Sales of luxury properties in Singapore seems to be losing its shine and has slowed down in recent weeks. That is according to industry players who say that the segment has underperformed despite the overall property boom last year.
Analysts said most buyers of luxury properties here, mainly foreign investors, are turning cautious about buying their next multi-million dollar home due to the uncertain global economy.
Hamilton Scotts is one of the most anticipated super luxury properties to be launched in the last three years. The project costs more than S$100 million and it features a S$20 million en suite car porch.
Each unit is selling between S$8 million and S$10 million each, or an average of S$3,800 per square foot. But sales at the Hamilton Scotts have been slow. Out of the 56 units in the property, only 19 have been sold at between S$3,000 and S$3,700 per square foot.
The freehold property was launched in mid-2008, in the heat of the Lehman Brothers crisis.
Sales of similar luxury properties have also been slow, with the upmarket development 8 Napier selling 27 out of the total 46 units. Its latest transaction was in April at S$3,000 per square foot.
Hamilton Scotts developer KOP properties said luxury property buyers have been cautious with their cash.
Leny Suparman, CEO of KOP Properties, said: “I have not shown people, the buyers and consumers, what this project really looks like. I think people are unsure about the car porch mechanism so I think we really need to show them the entire thing and to be able to fully showcase all the wonders of this project.
“For the past three years, despite the fact that we didn’t have a show flat, we have been selling very well off the floor plans and the sales gallery in our office, I think we have done very well.”
Liang Thow Ming, head of residential services at Credo Real Estate, said sales of luxury properties tend to be slower when compared with mass market home sales.
“If you look at properties of a price tag somewhere in the region of S$8 million to S$10 million, you don’t expect these units to fly off the shelf anyway. So I think the pace of sales at Hamilton Scotts is comparable to the general luxury market,” said Mr Liang.

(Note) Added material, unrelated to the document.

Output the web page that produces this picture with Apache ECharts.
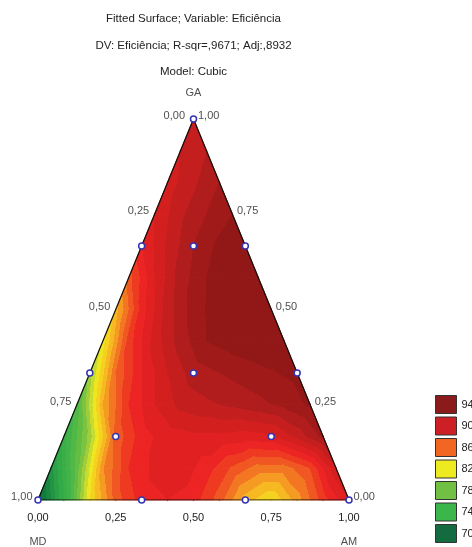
<!DOCTYPE html>
<html><head><meta charset="utf-8">
<script src="https://cdn.jsdelivr.net/npm/echarts@6/dist/echarts.min.js"></script>
<style>html,body{margin:0;padding:0;background:#fff}#c{width:472px;height:547px}</style>
</head><body><div id="c"></div>
<script>
// ---------------- data ----------------
const titleLines = ['Fitted Surface; Variable: Eficiência', 'DV: Eficiência; R-sqr=,9671; Adj:,8932', 'Model: Cubic'];
const cornerNames = ['GA', 'MD', 'AM']; // top, bottom-left, bottom-right
const cornerGA = [1, 0, 0];
const cornerAM = [0, 0, 1];
const tickValues = [0, 0.25, 0.5, 0.75, 1];
// design points (GA, AM); MD = 1 - GA - AM
const designGA = [1, 2/3, 2/3, 2/3, 1/3, 1/3, 1/3, 1/6, 1/6, 0, 0, 0, 0];
const designAM = [0, 0, 1/6, 1/3, 0, 1/3, 2/3, 1/6, 2/3, 0, 1/3, 2/3, 1];
// fitted surface (Eficiência) read on a 1/12 lattice:
// row i -> GA = i/12 ; entry j -> AM = j/12
const surfaceRows = [
  [68, 74, 82, 86.5, 88.5, 89, 88.5, 86.5, 83.5, 82, 84.5, 87.5, 90],
  [71.5, 77.5, 84.8, 88, 89.3, 89.6, 88.5, 86.8, 85.5, 85.5, 87, 90.8],
  [74.5, 79.5, 86.3, 88.6, 89.5, 89.8, 89.8, 89.5, 89.8, 91.3, 93.3],
  [76.5, 84, 88, 90, 91.3, 91.8, 92.2, 92.7, 93.3, 94.2],
  [79.5, 86, 89, 91, 92.5, 93, 93.5, 93.9, 94.3],
  [81.5, 87.5, 90.5, 92.5, 94, 94.5, 94.8, 94.6],
  [83.5, 88.5, 91.5, 93.5, 94.6, 95, 94.8],
  [86.5, 90, 92.5, 94, 94.8, 95],
  [89, 91.2, 93, 94.3, 94.8],
  [90, 91.8, 93, 94],
  [90.5, 91.8, 93],
  [91, 92],
  [91]
];
const legendLevels = ['94', '90', '86', '82', '78', '74', '70'];
const legendColors = ['#8b1a1a', '#cc2026', '#f26522', '#eeea20', '#72c043', '#3cb54a', '#136b3f'];

// ---------------- colour scale ----------------
const cmapStops = [
  [67, '#08602f'], [70, '#15803f'], [73, '#2fa848'], [76, '#45b548'], [78, '#6cc040'], [79, '#8cc63f'],
  [80.5, '#c8dc30'], [81.5, '#f0e620'], [83, '#f8c820'], [84.5, '#f59a22'], [86, '#f26522'],
  [87.5, '#ef3a22'], [88.5, '#ec2424'], [90, '#dc2020'], [91.5, '#c41e1e'], [93, '#a81b1b'], [94.5, '#921818'], [96, '#801414']
];
function hexRgb(h) { return [parseInt(h.slice(1,3),16), parseInt(h.slice(3,5),16), parseInt(h.slice(5,7),16)]; }
function cmap(v) {
  if (v <= cmapStops[0][0]) return cmapStops[0][1];
  const last = cmapStops[cmapStops.length-1];
  if (v >= last[0]) return last[1];
  for (let k = 0; k < cmapStops.length-1; k++) {
    const [v0, c0] = cmapStops[k], [v1, c1] = cmapStops[k+1];
    if (v >= v0 && v <= v1) {
      const t = (v - v0) / (v1 - v0), a = hexRgb(c0), b = hexRgb(c1);
      return 'rgb(' + a.map((x, q) => Math.round(x + (b[q]-x)*t)).join(',') + ')';
    }
  }
}
function bandColor(L) { return cmap(L + 0.5); }

const N = surfaceRows.length - 1;
const tris = [];
for (let i = 0; i < N; i++) for (let j = 0; i + j < N; j++) {
  tris.push([i, j, i, j+1, i+1, j]);
  if (i + j + 2 <= N) tris.push([i, j+1, i+1, j, i+1, j+1]);
}
function tern(ga, am) { return [am + ga/2, ga]; }
const fmt = v => v.toFixed(2).replace('.', ',');
const FONT = 'Liberation Sans, Arial, sans-serif';
const TXT = '#222';

function renderTri(params, api) {
  const p = [], v = [];
  for (let k = 0; k < 3; k++) {
    const i = api.value(2*k), j = api.value(2*k+1);
    p.push(api.coord(tern(i/N, j/N)));
    v.push(surfaceRows[i][j]);
  }
  const d2x = p[1][0]-p[0][0], d2y = p[1][1]-p[0][1], d3x = p[2][0]-p[0][0], d3y = p[2][1]-p[0][1];
  const dv2 = v[1]-v[0], dv3 = v[2]-v[0];
  const det = d2x*d3y - d2y*d3x;
  const Ax = (dv2*d3y - dv3*d2y)/det, Ay = (d2x*dv3 - d3x*dv2)/det;
  const n2 = Ax*Ax + Ay*Ay;
  const vmin = Math.min(...v), vmax = Math.max(...v);
  let fill;
  if (n2 < 1e-12 || vmax - vmin < 1e-9 || Math.floor(vmin) === Math.floor(vmax - 1e-9)) {
    fill = bandColor(Math.floor(vmin));
  } else {
    const sx = p[0][0] + (vmin - v[0])*Ax/n2, sy = p[0][1] + (vmin - v[0])*Ay/n2;
    const ex = p[0][0] + (vmax - v[0])*Ax/n2, ey = p[0][1] + (vmax - v[0])*Ay/n2;
    const stops = [{offset: 0, color: bandColor(Math.floor(vmin))}];
    for (let L = Math.floor(vmin) + 1; L < vmax; L++) {
      const t = (L - vmin)/(vmax - vmin);
      stops.push({offset: t, color: bandColor(L-1)});
      stops.push({offset: t, color: bandColor(L)});
    }
    stops.push({offset: 1, color: bandColor(Math.floor(vmax - 1e-9))});
    fill = {type: 'linear', x: sx, y: sy, x2: ex, y2: ey, global: true, colorStops: stops};
  }
  return {type: 'polygon', shape: {points: p}, style: {fill: fill, stroke: fill, lineWidth: 1.2, opacity: 1}};
}

const chart = echarts.init(document.getElementById('c'), null, {renderer: 'canvas'});
const lblBase = {fontFamily: FONT, fontSize: 11, color: TXT};
chart.setOption({
  animation: false,
  backgroundColor: '#fff',
  grid: {left: 38, top: 119, width: 311, height: 381, containLabel: false},
  xAxis: {type: 'value', min: 0, max: 1, interval: 0.25,
    axisLine: {show: false}, axisTick: {show: false}, splitLine: {show: false},
    axisLabel: Object.assign({margin: 12, showMinLabel: true, showMaxLabel: true, formatter: v => fmt(v)}, lblBase)},
  yAxis: {type: 'value', min: 0, max: 1, show: false},
  legend: {orient: 'vertical', left: 435, top: 395, itemWidth: 21, itemHeight: 18, itemGap: 2.5, padding: 0,
    selectedMode: false, icon: 'rect', itemStyle: {borderColor: '#333', borderWidth: 1, opacity: 1},
    textStyle: lblBase, data: legendLevels},
  graphic: titleLines.map((t, k) => ({type: 'text', x: 193.5, y: 19 + k*26.5,
    style: {text: t, textAlign: 'center', textVerticalAlign: 'middle', font: '11.5px ' + FONT, fill: TXT}})),
  series: [
    {type: 'custom', coordinateSystem: 'cartesian2d', data: tris, renderItem: renderTri, silent: true, z: 1},
    {type: 'line', data: [0,1,2,0].map(k => tern(cornerGA[k], cornerAM[k])), symbol: 'none', silent: true,
      lineStyle: {color: '#111', width: 1.2}, z: 3},
    {type: 'scatter', data: designGA.map((g, k) => tern(g, designAM[k])), symbol: 'circle', symbolSize: 6, silent: true,
      itemStyle: {color: '#fff', borderColor: '#3434b0', borderWidth: 1.5, opacity: 1}, z: 5},
    // left edge ticks (MD)
    {type: 'scatter', symbolSize: 1, itemStyle: {color: 'transparent'}, silent: true, z: 6,
      data: tickValues.map(md => ({value: tern(1-md, 0), label: {distance: md === 0 ? 8 : 5}})),
      label: Object.assign({show: true, position: 'left', offset: [0, -3],
        formatter: p => fmt(tickValues[p.dataIndex])}, lblBase)},
    // right edge ticks (GA)
    {type: 'scatter', symbolSize: 1, itemStyle: {color: 'transparent'}, silent: true, z: 6,
      data: tickValues.map(ga => tern(ga, 1-ga)),
      label: Object.assign({show: true, position: 'right', distance: 4, offset: [0, -3],
        formatter: p => fmt(tickValues[p.dataIndex])}, lblBase)},
    // corner names
    {type: 'scatter', symbolSize: 1, itemStyle: {color: 'transparent'}, silent: true, z: 6,
      data: cornerGA.map((g, k) => ({value: tern(g, cornerAM[k]),
        label: k === 0 ? {position: 'top', distance: 20} : {position: 'bottom', distance: 36}})),
      label: Object.assign({show: true, formatter: p => cornerNames[p.dataIndex]}, lblBase)},
    ...legendLevels.map((n, k) => ({type: 'scatter', name: n, data: [], itemStyle: {color: legendColors[k], opacity: 1}}))
  ]
});
</script></body></html>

But analysts said the luxury property segment will cool off further, this is after recovering slightly last year from the property downturn during the global financial crisis.
Mr Liang said: “Where foreign buying is concerned, and where the luxury end of the market is concerned, the global geopolitical situation have slowed the pace of foreigners wanting to buy properties, be it in Singapore or anywhere else. So generally, I think right now a lot of foreign buyers, they would probably not take the plunge so easily. Therefore, resulting in the luxury end market not being as vibrant as the rest of the market.”
In the last three quarters, prices of uncompleted non-landed core central region homes, which include most luxury properties, grew by three per cent. Prices have already surpassed their peaks in 2008.
This is a much slower growth compared with the 26 per cent increase in prices in the whole of 2007, during the last property boom.
Luxury properties in Asia did well the first quarter of this year, recording a 5.5 per cent price growth, well over the 0.9 per cent from the previous quarter.
But key cities in Southeast Asia, including Singapore as well as major cities in China, recorded negative price growth to just over one per cent. CBRE Richard Ellis attributes this to a slew of property cooling measures introduced in those territories.
Hong Kong and Guangzhou were the only cities that recorded a price growth surge at 4.3 per cent and 7.2 per cent for the quarter.
Despite the uncertain global economic outlook, Ms Suparman is positive that sales at the Hamilton Scotts will improve, once it is completed by December this year.
“I think it’s a little bit challenging for them but if you have a completed product, it’s much easier for them to feel the space and to imagine the kind of lifestyle. So I believe this could be picked up once all these luxury projects are completed,” said Ms Suparman
Analysts expect prices of central region luxury properties to climb slowly, by about five per cent this year.